A recent excursion into "R" has left me raging, embarrassed and tired.

Many people I respect and like use R in their work and like the way it works. It is backed up by "R Studio" as well as help files and a large, user community. After an enormous amount of frustration caused by Pandas for Python I thought I might try R instead. Let's start with the good points. R Studio is a great way to use R. It is for R what "Spyder" would like (but fails) to be for Python. It is considerably more stable and smooth than Spyder and looks good too. R Studio provides some pretty useful tricks for coding, such as running only the marked text in a script file or running step by step, line by line.
R itself comes with many packages and tools, especially for statistics. This is the main focus of R: statistics for ecologists and biologists. This explains and is explained by the strong connexion with these research communities. Plotting (at least with the standard "plot" function and not the hideous "ggplot") is simple and elegant, much easier than "matplotlib" in Python.

The bad points. If you are new to scripting then R is probably fine, you will learn its "psychology" and work with it. If you have learnt any other language first then R will feel unreasonably and pointlessly quirky and counter-intuitive. Indexing is confusing, lists have names for their elements, which might set them apart from vectors, except that so do vectors. Many hours have been spent by many people developing the packages for R, which provides all that functionality, but why R? It doesn't provide any data structure that is superior to other scripting languages. It's not as if "factors" provide a quick and easy mechanism for sub-setting and analysis, certainly no easier than in other languages. The help files are many and mostly useless for the newbie. They read and look like poorly written, first draft man pages.

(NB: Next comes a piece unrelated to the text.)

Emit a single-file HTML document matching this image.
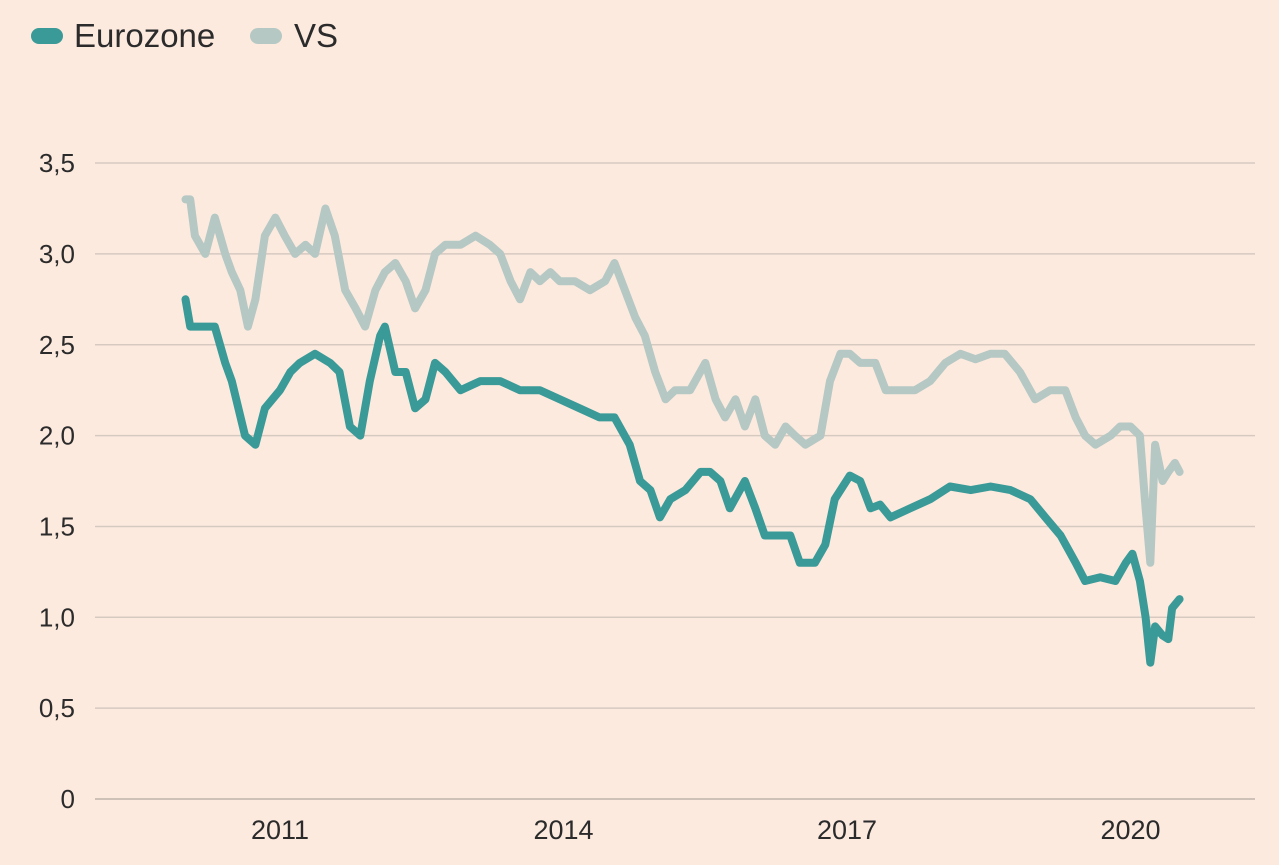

I suppose my biggest complaint about R is "what's the point?" All that time and effort could have been put into another language and the statistics would work just as well. As I have stated, R provides no intrinsic advantage for statistical calculations, it is simply that engaged enthusiasts have written the libraries in R. Learning another language is fine but in this case, the language sits at some uncomfortable angle to most others and provides no clear advantage, making learning frustrating but without any real incentive. I suppose I shall just have to learn to accept Pandas and its idiotic time stamp behaviour and Python's general love of bloating with evermore object types for no good reason whatsoever.

Or just stop bitching about this sort of thing.